Living Wills And Their Suggested Form

Living wills in Minnesota can be tricky. For better or worse, there is a suggested form. Under Minnesota statute 145B.04, there is a standard form that is supposed to help people express their wishes when or if they become terminally ill. Unfortunately, the statute requires strict compliance that often creates a host of other issues.

Take a hard look at the statute for living wills. Minnesota’s standard form creates lots of lines and spaces. When filled out incorrectly, these lines and spaces cause problems for families and doctors.

The biggest risk for anybody using the suggested form is the risk of contradiction. In other words, filling out the suggested form may contradict other significant documents like a health care directive, an organ donation card, or even worse, a power of attorney designation.

On the other hand, when a living will is drafted alongside other life planning documents, living wills can answer lots of significant questions.

Pros and Cons for Living Wills

  • Identify a proxy or person who can carry out another person’s wishes;
  • Appoint a guardian;
  • Express wishes for organ donations;
  • Answer questions about life sustaining treatments; and
  • A host of other issues related to terminal conditions.
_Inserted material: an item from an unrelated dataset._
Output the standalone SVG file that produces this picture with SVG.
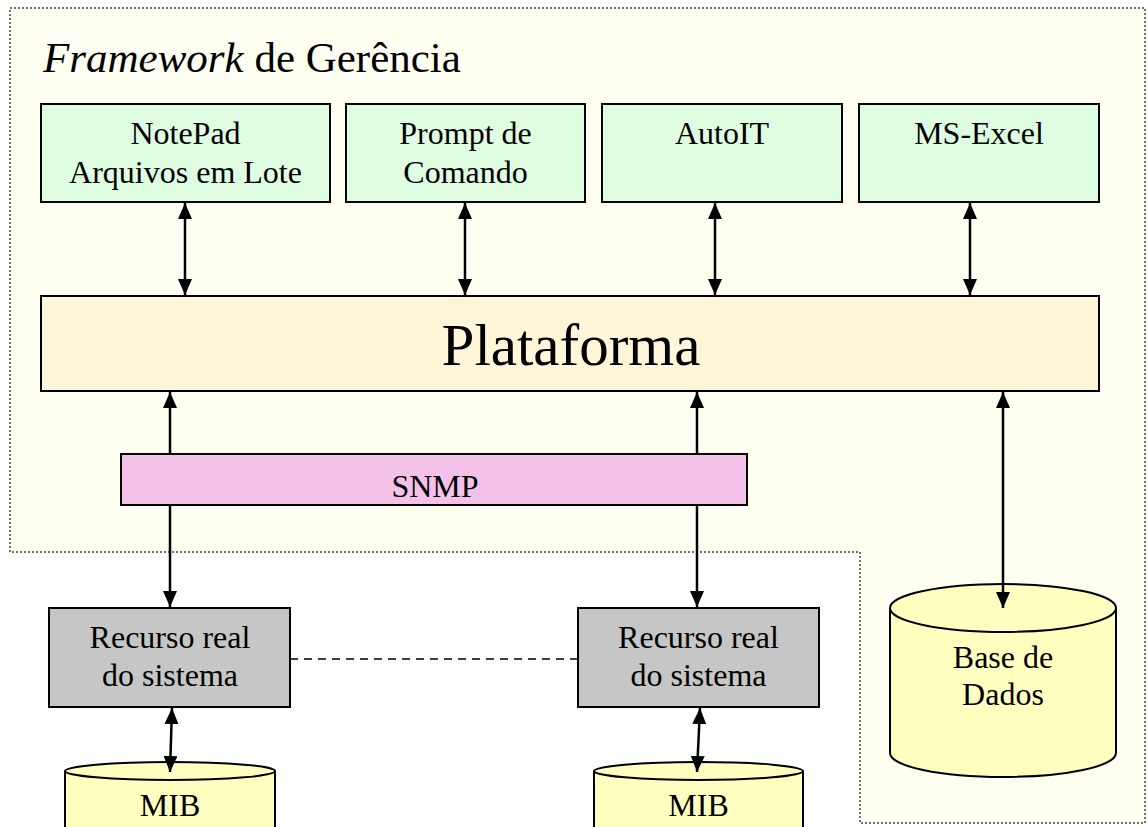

Likewise, living wills have negatives too, which can include:

  • Blurring the lines of healthcare agents and living will proxies;
  • Creating risk for contradiction between other estate planning tools;
  • Provide an opportunity for unclear directives; and
  • A host of other issues.

Again, living wills serve a tremendous purpose. Because Minnesota law makes a distinction between healthcare directives and living wills, the bigger concern is addressing conflict and unintended consequences.

Thus, draft, check, and revisit every estate planning document to prevent contradictions.